With Ron Santo's induction into the Hall of Fame Sunday, the Cubs' legendary foursome is now complete, only they won't ever be able to play a round of golf together as Hall of Famers.

Santo joined fellow teammates Billy Williams, Fergie Jenkins and Ernie Banks in the elite class of baseball players, but it came roughly a year-and-a-half after his death.

"I think it's outstanding," Jenkins said. "It's kind of bittersweet. It's 10 years too late. Seeing Ron Santo go in and have a fellow teammate and now four of us off that same ballclub that played together for such a length of time to get voted in, I think that's outstanding."

The foursome were a dominant group in the 1960s and early 1970s. They combined for 29 All-Star game nominations and nine Top-5 finishes in the NL MVP race, including two wins from Banks. The three sluggers combined for almost 1,300 home runs.

But despite their prowess on the diamond, the Cubs never even made it to the World Series, a fact that was brought up often by those who argued that Santo should not be in the Hall of Fame.

"It's about time he got in the HOF," said Glenn Beckert, Santo's longtime roommate on the Cubs during the '60s. "His credentials should have had them in there while he was living. Due to the fact that we already had three guys in the Hall of Fame -- Fergie, Billy and Ernie -- and we never played in a World Series as a team.

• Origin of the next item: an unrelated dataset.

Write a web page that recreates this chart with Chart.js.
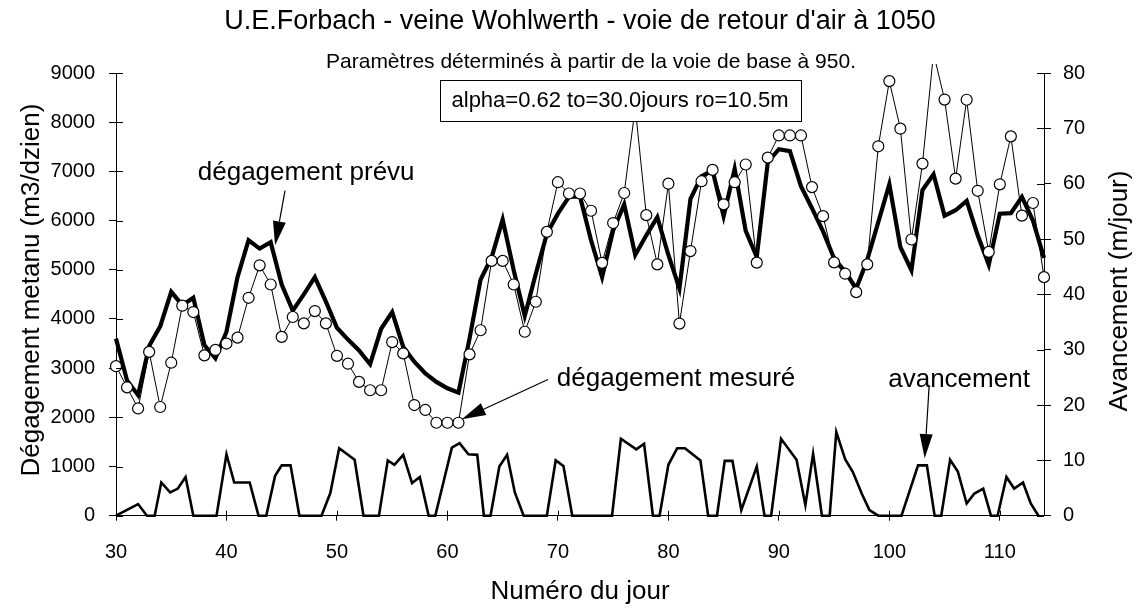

"You can't have four guys, I guess, and that was the theory in the voting. You hate to say it's not fair and it wasn't fair, but now the seniors have taken over the voting for old-time players. It's satisfaction now for his family and all his grandchildren."

It was also satisfaction for guys like Beckert and Jenkins, who returned to Cooperstown to see old friends and former enemies on the diamond.

"When you come back for a fellow teammate, that's what it was all about," Jenkins said. "We played together, we ate together. We went through the wars together. You knew each other. That's the fun part of it, to know that your teammate was that good an athlete to make the Hall of Fame."

It's been almost 40 years since Santo stopped playing but at long last, Jenkins can finally say the third baseman on those legendary Cubs teams is a Hall of Famer.